__Data for this exercise__.
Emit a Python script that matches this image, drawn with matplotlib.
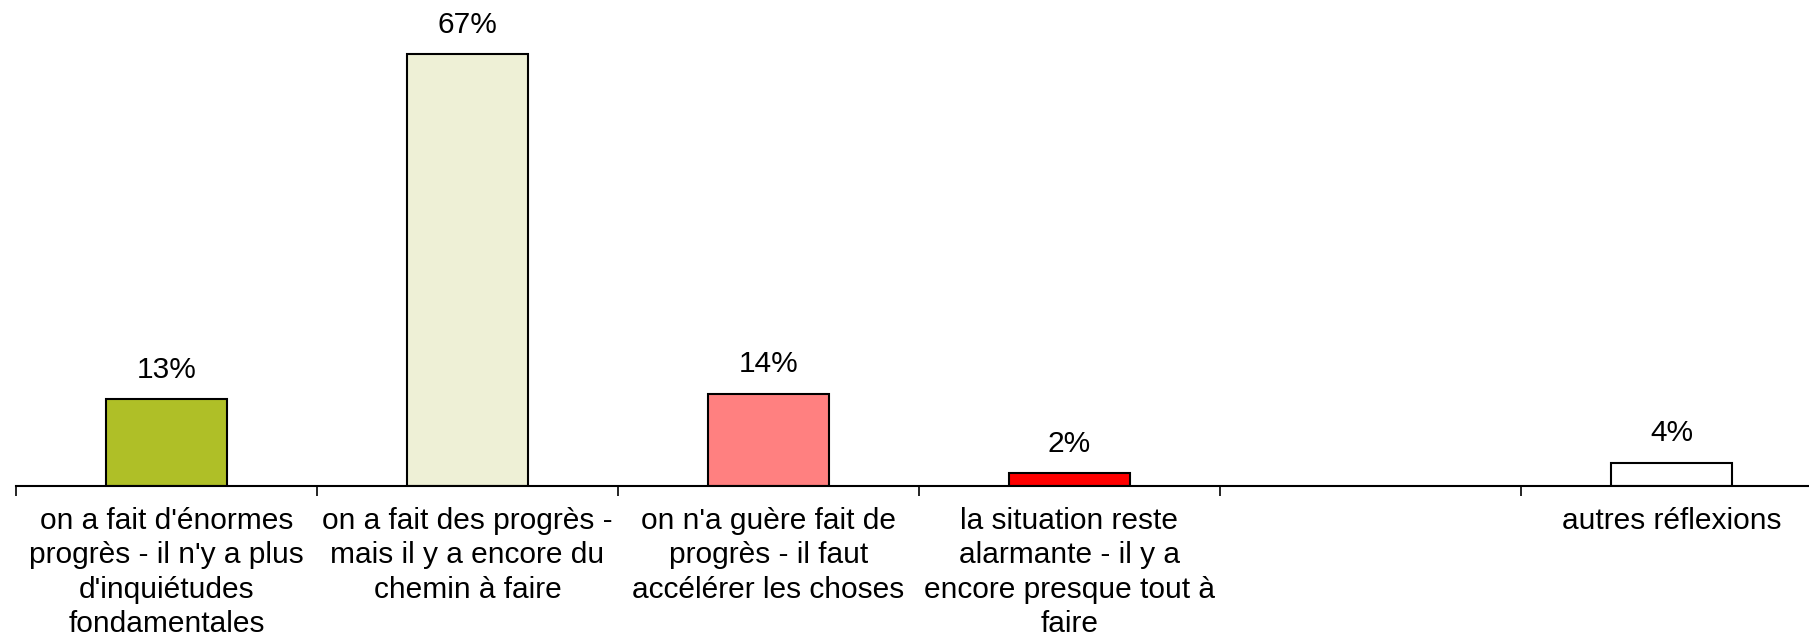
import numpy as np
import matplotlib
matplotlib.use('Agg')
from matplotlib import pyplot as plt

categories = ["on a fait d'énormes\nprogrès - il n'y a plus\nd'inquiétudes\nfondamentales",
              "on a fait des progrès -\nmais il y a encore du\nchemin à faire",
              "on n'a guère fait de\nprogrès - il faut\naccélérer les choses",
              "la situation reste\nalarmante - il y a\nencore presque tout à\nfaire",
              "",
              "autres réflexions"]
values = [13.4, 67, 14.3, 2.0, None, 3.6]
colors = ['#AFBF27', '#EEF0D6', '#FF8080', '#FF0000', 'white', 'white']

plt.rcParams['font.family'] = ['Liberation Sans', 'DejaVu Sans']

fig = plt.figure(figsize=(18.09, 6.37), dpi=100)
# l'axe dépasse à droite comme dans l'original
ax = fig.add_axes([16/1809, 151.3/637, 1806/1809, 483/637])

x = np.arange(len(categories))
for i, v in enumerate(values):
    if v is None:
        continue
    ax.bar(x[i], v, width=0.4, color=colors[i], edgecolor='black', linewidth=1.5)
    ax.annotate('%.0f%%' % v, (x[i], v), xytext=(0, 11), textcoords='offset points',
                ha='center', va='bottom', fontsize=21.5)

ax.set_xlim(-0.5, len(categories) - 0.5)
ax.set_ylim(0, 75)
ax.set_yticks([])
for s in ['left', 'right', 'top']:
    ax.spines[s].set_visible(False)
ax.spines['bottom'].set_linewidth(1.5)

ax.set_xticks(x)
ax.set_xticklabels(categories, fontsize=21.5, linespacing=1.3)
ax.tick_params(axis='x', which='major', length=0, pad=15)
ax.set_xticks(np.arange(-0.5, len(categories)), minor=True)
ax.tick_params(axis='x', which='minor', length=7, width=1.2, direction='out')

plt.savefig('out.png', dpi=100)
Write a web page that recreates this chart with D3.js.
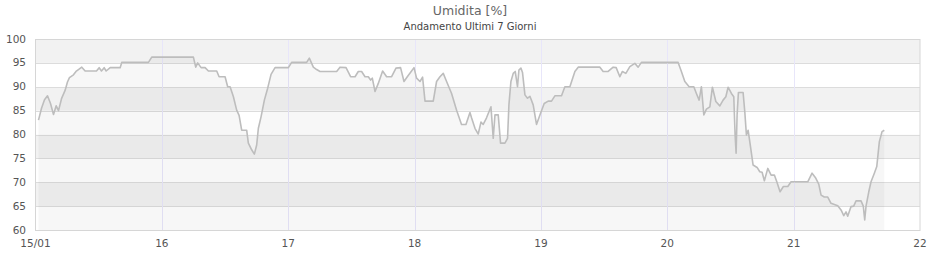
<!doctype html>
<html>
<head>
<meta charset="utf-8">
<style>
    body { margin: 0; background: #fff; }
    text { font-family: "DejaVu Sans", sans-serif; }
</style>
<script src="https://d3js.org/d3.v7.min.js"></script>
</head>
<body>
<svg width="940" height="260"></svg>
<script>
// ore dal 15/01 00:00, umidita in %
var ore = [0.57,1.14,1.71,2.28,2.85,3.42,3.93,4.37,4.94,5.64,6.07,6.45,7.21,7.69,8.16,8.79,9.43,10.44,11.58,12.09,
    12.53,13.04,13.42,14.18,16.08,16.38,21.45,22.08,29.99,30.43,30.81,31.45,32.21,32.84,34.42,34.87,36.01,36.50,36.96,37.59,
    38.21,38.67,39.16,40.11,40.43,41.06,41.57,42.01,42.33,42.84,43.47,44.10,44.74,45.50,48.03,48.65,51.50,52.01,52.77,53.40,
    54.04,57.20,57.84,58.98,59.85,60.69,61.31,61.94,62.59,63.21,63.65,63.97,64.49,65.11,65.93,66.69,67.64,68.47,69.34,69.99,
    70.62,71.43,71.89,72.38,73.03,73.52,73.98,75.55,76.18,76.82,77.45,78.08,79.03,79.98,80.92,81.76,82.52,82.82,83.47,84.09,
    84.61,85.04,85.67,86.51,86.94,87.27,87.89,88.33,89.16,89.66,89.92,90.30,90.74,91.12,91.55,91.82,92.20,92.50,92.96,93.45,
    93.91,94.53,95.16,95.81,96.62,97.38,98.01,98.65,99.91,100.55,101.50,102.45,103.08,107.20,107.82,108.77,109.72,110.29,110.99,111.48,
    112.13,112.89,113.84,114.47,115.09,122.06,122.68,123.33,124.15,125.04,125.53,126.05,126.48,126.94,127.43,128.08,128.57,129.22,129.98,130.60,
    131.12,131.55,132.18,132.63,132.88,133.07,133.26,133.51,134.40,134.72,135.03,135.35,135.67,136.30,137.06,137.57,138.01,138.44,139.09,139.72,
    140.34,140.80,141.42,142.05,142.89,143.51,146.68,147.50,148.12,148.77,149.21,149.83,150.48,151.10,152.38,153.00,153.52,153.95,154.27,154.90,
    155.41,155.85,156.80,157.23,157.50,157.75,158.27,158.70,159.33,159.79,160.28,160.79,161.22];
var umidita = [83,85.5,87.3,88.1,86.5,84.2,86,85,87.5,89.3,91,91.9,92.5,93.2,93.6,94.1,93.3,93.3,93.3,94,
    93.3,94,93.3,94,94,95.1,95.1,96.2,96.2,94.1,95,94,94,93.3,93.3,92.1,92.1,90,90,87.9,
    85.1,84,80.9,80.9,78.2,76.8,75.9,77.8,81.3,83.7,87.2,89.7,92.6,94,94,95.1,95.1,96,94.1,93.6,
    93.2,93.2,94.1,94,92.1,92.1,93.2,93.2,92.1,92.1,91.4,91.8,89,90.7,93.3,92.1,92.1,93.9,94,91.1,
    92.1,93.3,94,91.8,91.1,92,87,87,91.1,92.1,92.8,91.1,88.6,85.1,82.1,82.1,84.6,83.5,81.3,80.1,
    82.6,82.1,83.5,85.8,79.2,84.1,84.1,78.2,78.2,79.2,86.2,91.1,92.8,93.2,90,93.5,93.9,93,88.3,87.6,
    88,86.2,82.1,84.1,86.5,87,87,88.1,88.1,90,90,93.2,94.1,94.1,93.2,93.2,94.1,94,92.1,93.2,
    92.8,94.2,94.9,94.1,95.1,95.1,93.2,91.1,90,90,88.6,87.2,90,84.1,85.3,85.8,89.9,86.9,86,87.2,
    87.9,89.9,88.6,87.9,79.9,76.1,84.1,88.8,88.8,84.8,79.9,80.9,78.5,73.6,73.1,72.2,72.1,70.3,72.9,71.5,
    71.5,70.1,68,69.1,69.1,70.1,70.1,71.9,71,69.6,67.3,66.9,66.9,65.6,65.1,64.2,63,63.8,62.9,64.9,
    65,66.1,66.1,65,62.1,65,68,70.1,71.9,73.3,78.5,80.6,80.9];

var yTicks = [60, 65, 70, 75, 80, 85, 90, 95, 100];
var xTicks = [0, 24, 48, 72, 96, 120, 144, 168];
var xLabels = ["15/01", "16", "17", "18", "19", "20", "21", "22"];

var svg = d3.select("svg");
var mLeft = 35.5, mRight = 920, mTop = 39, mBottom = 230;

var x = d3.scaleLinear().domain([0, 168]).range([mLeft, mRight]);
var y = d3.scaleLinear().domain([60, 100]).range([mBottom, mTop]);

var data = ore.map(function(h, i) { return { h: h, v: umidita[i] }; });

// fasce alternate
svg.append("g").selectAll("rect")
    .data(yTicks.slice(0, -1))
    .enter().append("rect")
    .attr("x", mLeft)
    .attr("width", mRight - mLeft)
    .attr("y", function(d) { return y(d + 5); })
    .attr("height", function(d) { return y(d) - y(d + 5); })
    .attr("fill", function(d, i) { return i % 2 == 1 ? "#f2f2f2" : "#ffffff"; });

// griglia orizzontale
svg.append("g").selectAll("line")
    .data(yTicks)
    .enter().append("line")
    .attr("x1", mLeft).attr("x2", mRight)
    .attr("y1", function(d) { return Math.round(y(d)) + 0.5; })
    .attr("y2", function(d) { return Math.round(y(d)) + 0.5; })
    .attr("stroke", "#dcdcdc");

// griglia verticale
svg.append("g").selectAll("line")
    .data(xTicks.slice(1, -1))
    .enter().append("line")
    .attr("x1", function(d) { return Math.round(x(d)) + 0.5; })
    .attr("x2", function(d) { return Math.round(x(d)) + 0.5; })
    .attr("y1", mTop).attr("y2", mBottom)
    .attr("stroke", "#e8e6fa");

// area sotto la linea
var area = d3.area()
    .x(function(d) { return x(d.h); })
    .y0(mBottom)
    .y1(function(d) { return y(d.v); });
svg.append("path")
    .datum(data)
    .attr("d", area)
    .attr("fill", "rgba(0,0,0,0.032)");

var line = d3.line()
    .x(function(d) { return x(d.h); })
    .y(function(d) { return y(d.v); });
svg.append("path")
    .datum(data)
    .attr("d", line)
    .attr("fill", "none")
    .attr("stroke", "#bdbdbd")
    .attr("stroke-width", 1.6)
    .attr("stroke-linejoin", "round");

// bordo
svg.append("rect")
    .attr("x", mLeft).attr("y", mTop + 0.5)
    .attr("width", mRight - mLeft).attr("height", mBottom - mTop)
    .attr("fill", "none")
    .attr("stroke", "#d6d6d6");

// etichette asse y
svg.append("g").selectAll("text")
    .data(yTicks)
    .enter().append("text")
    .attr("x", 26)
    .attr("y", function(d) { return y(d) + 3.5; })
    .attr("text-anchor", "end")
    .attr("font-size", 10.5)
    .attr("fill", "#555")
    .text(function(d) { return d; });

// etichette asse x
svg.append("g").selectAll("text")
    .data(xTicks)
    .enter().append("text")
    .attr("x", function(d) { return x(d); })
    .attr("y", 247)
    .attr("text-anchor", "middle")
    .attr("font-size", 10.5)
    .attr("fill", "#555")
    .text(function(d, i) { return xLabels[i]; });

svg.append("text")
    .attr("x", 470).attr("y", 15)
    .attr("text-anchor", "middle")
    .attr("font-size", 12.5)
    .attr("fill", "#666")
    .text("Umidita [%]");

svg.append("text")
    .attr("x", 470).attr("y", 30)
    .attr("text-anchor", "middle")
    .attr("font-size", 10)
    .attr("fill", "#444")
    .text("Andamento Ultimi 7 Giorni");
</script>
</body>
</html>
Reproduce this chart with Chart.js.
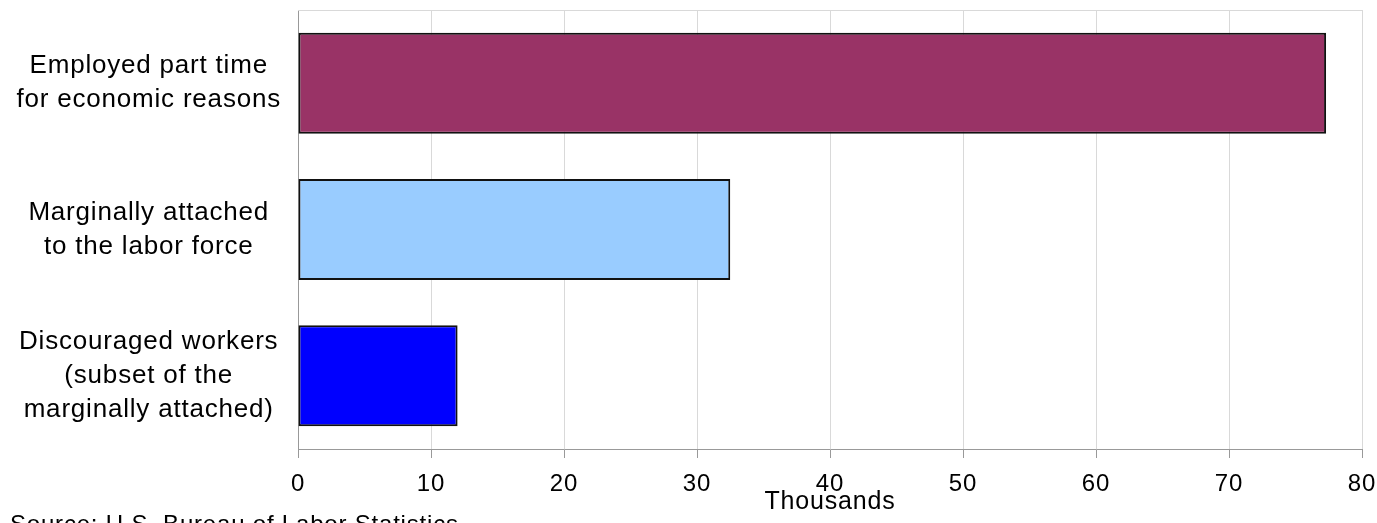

__Instructions for the task__. Begin at the top of the records above and retype each line exactly until the line containing "from matplotlib import pyplot as plt", which is included. Skip all pictures.

__Expected output__.
Emit a Python script that matches this image, drawn with matplotlib.
import numpy as np
import matplotlib
matplotlib.use('Agg')
from matplotlib import pyplot as plt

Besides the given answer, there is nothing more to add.